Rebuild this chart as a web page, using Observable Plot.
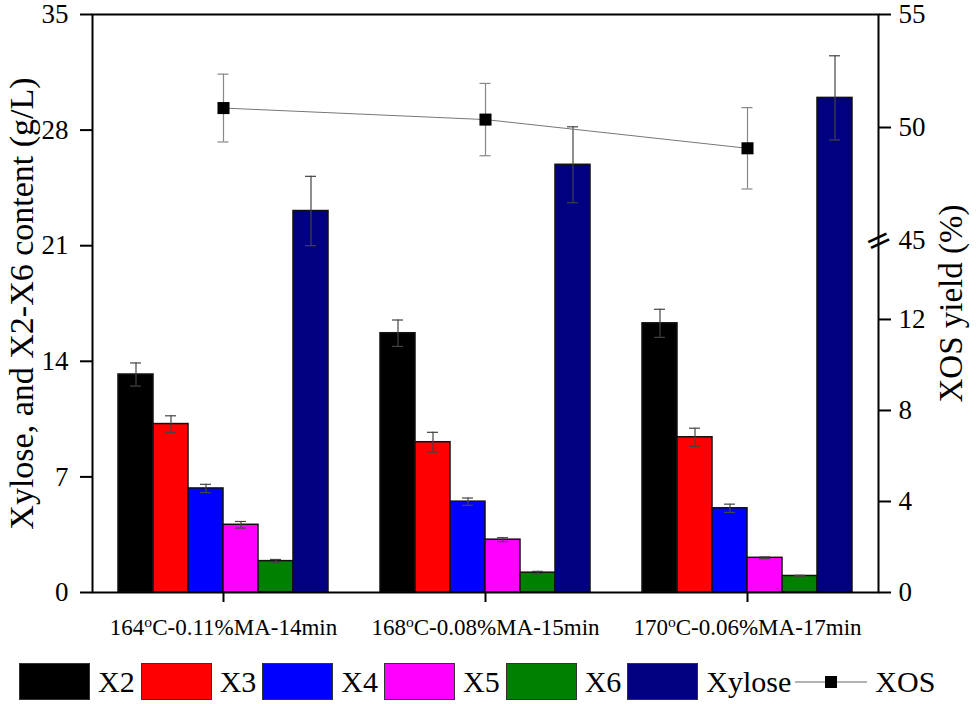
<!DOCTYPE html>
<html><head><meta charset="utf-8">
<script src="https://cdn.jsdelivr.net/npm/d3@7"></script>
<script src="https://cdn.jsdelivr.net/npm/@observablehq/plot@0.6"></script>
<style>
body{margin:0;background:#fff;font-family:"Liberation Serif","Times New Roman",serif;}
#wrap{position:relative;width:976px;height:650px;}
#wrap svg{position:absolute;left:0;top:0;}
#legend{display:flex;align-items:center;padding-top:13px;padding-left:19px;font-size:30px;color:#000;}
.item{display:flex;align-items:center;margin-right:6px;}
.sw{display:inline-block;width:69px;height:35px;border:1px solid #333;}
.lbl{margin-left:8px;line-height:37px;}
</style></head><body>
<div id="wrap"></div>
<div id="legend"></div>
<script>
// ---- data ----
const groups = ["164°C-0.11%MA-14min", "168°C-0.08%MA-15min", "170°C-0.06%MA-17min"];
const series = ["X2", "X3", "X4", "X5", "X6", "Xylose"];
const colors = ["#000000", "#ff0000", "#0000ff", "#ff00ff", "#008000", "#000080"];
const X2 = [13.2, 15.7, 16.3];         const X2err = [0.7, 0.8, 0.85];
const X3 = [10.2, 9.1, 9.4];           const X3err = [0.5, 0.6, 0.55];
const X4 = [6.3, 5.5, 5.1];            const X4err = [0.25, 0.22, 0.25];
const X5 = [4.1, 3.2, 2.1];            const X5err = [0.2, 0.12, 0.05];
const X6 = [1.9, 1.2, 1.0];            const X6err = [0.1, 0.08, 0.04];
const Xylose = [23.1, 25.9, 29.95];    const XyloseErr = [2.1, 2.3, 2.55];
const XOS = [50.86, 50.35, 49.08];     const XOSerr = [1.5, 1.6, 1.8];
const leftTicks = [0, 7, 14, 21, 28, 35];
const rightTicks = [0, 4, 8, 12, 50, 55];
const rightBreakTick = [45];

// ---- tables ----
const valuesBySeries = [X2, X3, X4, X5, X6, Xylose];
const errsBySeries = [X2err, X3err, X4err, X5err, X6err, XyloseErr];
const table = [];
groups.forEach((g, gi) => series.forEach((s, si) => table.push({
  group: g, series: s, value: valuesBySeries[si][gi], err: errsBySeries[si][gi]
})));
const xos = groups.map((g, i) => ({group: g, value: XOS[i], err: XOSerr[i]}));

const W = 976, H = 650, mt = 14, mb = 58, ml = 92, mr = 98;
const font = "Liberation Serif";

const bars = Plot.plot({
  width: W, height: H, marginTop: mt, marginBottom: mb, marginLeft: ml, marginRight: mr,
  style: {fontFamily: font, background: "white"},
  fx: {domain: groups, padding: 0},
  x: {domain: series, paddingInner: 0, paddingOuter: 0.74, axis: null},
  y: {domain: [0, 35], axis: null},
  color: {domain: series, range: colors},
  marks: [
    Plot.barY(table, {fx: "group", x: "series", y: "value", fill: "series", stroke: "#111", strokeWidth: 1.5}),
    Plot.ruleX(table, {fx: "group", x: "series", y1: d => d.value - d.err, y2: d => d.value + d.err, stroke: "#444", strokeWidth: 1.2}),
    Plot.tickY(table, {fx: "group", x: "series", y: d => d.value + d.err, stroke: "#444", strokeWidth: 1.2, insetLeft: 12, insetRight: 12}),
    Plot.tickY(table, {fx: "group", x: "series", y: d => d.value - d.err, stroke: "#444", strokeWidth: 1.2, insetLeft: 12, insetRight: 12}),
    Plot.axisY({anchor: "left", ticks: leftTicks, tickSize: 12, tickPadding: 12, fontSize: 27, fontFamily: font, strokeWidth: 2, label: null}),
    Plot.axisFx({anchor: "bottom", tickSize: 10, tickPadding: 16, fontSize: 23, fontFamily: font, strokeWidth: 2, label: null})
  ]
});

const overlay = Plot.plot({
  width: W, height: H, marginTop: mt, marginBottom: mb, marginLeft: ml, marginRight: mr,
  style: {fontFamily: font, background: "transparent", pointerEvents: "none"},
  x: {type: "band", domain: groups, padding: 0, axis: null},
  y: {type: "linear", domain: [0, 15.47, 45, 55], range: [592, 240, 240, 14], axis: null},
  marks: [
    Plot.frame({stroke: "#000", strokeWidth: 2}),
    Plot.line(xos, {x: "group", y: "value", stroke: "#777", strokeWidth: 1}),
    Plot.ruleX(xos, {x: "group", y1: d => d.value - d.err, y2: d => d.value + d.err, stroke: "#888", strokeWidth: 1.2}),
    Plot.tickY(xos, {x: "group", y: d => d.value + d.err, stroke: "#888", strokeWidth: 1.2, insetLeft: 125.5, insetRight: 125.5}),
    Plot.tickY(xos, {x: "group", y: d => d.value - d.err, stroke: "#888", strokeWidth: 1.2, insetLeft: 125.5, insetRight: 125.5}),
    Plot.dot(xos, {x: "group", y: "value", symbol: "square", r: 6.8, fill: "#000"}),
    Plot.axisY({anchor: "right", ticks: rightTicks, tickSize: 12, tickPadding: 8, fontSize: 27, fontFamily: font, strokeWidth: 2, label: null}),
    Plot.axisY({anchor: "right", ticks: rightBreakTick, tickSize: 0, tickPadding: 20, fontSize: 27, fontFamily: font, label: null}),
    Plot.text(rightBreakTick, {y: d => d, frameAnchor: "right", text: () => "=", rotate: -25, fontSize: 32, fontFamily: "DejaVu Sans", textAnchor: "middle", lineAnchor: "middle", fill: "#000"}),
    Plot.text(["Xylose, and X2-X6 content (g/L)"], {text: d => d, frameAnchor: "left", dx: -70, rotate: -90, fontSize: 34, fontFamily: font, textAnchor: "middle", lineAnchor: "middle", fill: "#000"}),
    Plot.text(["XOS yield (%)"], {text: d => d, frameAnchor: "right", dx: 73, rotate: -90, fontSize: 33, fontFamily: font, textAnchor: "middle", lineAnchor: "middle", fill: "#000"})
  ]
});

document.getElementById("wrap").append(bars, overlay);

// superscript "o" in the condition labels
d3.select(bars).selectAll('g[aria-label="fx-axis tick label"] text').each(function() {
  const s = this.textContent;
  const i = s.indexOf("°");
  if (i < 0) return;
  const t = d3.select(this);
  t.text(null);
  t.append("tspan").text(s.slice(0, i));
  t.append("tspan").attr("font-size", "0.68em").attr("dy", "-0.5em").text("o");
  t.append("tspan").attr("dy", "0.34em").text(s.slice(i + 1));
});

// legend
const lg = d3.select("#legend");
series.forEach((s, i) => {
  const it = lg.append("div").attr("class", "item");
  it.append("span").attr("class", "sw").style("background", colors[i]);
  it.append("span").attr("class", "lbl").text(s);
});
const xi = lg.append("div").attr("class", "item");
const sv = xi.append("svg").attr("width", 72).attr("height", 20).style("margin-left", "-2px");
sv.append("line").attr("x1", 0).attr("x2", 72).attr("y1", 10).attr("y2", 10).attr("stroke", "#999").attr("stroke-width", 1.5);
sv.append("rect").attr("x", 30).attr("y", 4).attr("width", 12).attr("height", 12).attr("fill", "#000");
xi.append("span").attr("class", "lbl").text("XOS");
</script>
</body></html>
=======
What this task involves = Transcribe the listing in full and omit the pictures.

Response =
Rebuild this chart as a web page, using Observable Plot.
<!DOCTYPE html>
<html><head><meta charset="utf-8">
<script src="https://cdn.jsdelivr.net/npm/d3@7"></script>
<script src="https://cdn.jsdelivr.net/npm/@observablehq/plot@0.6"></script>
<style>
body{margin:0;background:#fff;font-family:"Liberation Serif","Times New Roman",serif;}
#wrap{position:relative;width:976px;height:650px;}
#wrap svg{position:absolute;left:0;top:0;}
#legend{display:flex;align-items:center;padding-top:13px;padding-left:19px;font-size:30px;color:#000;}
.item{display:flex;align-items:center;margin-right:6px;}
.sw{display:inline-block;width:69px;height:35px;border:1px solid #333;}
.lbl{margin-left:8px;line-height:37px;}
</style></head><body>
<div id="wrap"></div>
<div id="legend"></div>
<script>
// ---- data ----
const groups = ["164°C-0.11%MA-14min", "168°C-0.08%MA-15min", "170°C-0.06%MA-17min"];
const series = ["X2", "X3", "X4", "X5", "X6", "Xylose"];
const colors = ["#000000", "#ff0000", "#0000ff", "#ff00ff", "#008000", "#000080"];
const X2 = [13.2, 15.7, 16.3];         const X2err = [0.7, 0.8, 0.85];
const X3 = [10.2, 9.1, 9.4];           const X3err = [0.5, 0.6, 0.55];
const X4 = [6.3, 5.5, 5.1];            const X4err = [0.25, 0.22, 0.25];
const X5 = [4.1, 3.2, 2.1];            const X5err = [0.2, 0.12, 0.05];
const X6 = [1.9, 1.2, 1.0];            const X6err = [0.1, 0.08, 0.04];
const Xylose = [23.1, 25.9, 29.95];    const XyloseErr = [2.1, 2.3, 2.55];
const XOS = [50.86, 50.35, 49.08];     const XOSerr = [1.5, 1.6, 1.8];
const leftTicks = [0, 7, 14, 21, 28, 35];
const rightTicks = [0, 4, 8, 12, 50, 55];
const rightBreakTick = [45];

// ---- tables ----
const valuesBySeries = [X2, X3, X4, X5, X6, Xylose];
const errsBySeries = [X2err, X3err, X4err, X5err, X6err, XyloseErr];
const table = [];
groups.forEach((g, gi) => series.forEach((s, si) => table.push({
  group: g, series: s, value: valuesBySeries[si][gi], err: errsBySeries[si][gi]
})));
const xos = groups.map((g, i) => ({group: g, value: XOS[i], err: XOSerr[i]}));

const W = 976, H = 650, mt = 14, mb = 58, ml = 92, mr = 98;
const font = "Liberation Serif";

const bars = Plot.plot({
  width: W, height: H, marginTop: mt, marginBottom: mb, marginLeft: ml, marginRight: mr,
  style: {fontFamily: font, background: "white"},
  fx: {domain: groups, padding: 0},
  x: {domain: series, paddingInner: 0, paddingOuter: 0.74, axis: null},
  y: {domain: [0, 35], axis: null},
  color: {domain: series, range: colors},
  marks: [
    Plot.barY(table, {fx: "group", x: "series", y: "value", fill: "series", stroke: "#111", strokeWidth: 1.5}),
    Plot.ruleX(table, {fx: "group", x: "series", y1: d => d.value - d.err, y2: d => d.value + d.err, stroke: "#444", strokeWidth: 1.2}),
    Plot.tickY(table, {fx: "group", x: "series", y: d => d.value + d.err, stroke: "#444", strokeWidth: 1.2, insetLeft: 12, insetRight: 12}),
    Plot.tickY(table, {fx: "group", x: "series", y: d => d.value - d.err, stroke: "#444", strokeWidth: 1.2, insetLeft: 12, insetRight: 12}),
    Plot.axisY({anchor: "left", ticks: leftTicks, tickSize: 12, tickPadding: 12, fontSize: 27, fontFamily: font, strokeWidth: 2, label: null}),
    Plot.axisFx({anchor: "bottom", tickSize: 10, tickPadding: 16, fontSize: 23, fontFamily: font, strokeWidth: 2, label: null})
  ]
});

const overlay = Plot.plot({
  width: W, height: H, marginTop: mt, marginBottom: mb, marginLeft: ml, marginRight: mr,
  style: {fontFamily: font, background: "transparent", pointerEvents: "none"},
  x: {type: "band", domain: groups, padding: 0, axis: null},
  y: {type: "linear", domain: [0, 15.47, 45, 55], range: [592, 240, 240, 14], axis: null},
  marks: [
    Plot.frame({stroke: "#000", strokeWidth: 2}),
    Plot.line(xos, {x: "group", y: "value", stroke: "#777", strokeWidth: 1}),
    Plot.ruleX(xos, {x: "group", y1: d => d.value - d.err, y2: d => d.value + d.err, stroke: "#888", strokeWidth: 1.2}),
    Plot.tickY(xos, {x: "group", y: d => d.value + d.err, stroke: "#888", strokeWidth: 1.2, insetLeft: 125.5, insetRight: 125.5}),
    Plot.tickY(xos, {x: "group", y: d => d.value - d.err, stroke: "#888", strokeWidth: 1.2, insetLeft: 125.5, insetRight: 125.5}),
    Plot.dot(xos, {x: "group", y: "value", symbol: "square", r: 6.8, fill: "#000"}),
    Plot.axisY({anchor: "right", ticks: rightTicks, tickSize: 12, tickPadding: 8, fontSize: 27, fontFamily: font, strokeWidth: 2, label: null}),
    Plot.axisY({anchor: "right", ticks: rightBreakTick, tickSize: 0, tickPadding: 20, fontSize: 27, fontFamily: font, label: null}),
    Plot.text(rightBreakTick, {y: d => d, frameAnchor: "right", text: () => "=", rotate: -25, fontSize: 32, fontFamily: "DejaVu Sans", textAnchor: "middle", lineAnchor: "middle", fill: "#000"}),
    Plot.text(["Xylose, and X2-X6 content (g/L)"], {text: d => d, frameAnchor: "left", dx: -70, rotate: -90, fontSize: 34, fontFamily: font, textAnchor: "middle", lineAnchor: "middle", fill: "#000"}),
    Plot.text(["XOS yield (%)"], {text: d => d, frameAnchor: "right", dx: 73, rotate: -90, fontSize: 33, fontFamily: font, textAnchor: "middle", lineAnchor: "middle", fill: "#000"})
  ]
});

document.getElementById("wrap").append(bars, overlay);

// superscript "o" in the condition labels
d3.select(bars).selectAll('g[aria-label="fx-axis tick label"] text').each(function() {
  const s = this.textContent;
  const i = s.indexOf("°");
  if (i < 0) return;
  const t = d3.select(this);
  t.text(null);
  t.append("tspan").text(s.slice(0, i));
  t.append("tspan").attr("font-size", "0.68em").attr("dy", "-0.5em").text("o");
  t.append("tspan").attr("dy", "0.34em").text(s.slice(i + 1));
});

// legend
const lg = d3.select("#legend");
series.forEach((s, i) => {
  const it = lg.append("div").attr("class", "item");
  it.append("span").attr("class", "sw").style("background", colors[i]);
  it.append("span").attr("class", "lbl").text(s);
});
const xi = lg.append("div").attr("class", "item");
const sv = xi.append("svg").attr("width", 72).attr("height", 20).style("margin-left", "-2px");
sv.append("line").attr("x1", 0).attr("x2", 72).attr("y1", 10).attr("y2", 10).attr("stroke", "#999").attr("stroke-width", 1.5);
sv.append("rect").attr("x", 30).attr("y", 4).attr("width", 12).attr("height", 12).attr("fill", "#000");
xi.append("span").attr("class", "lbl").text("XOS");
</script>
</body></html>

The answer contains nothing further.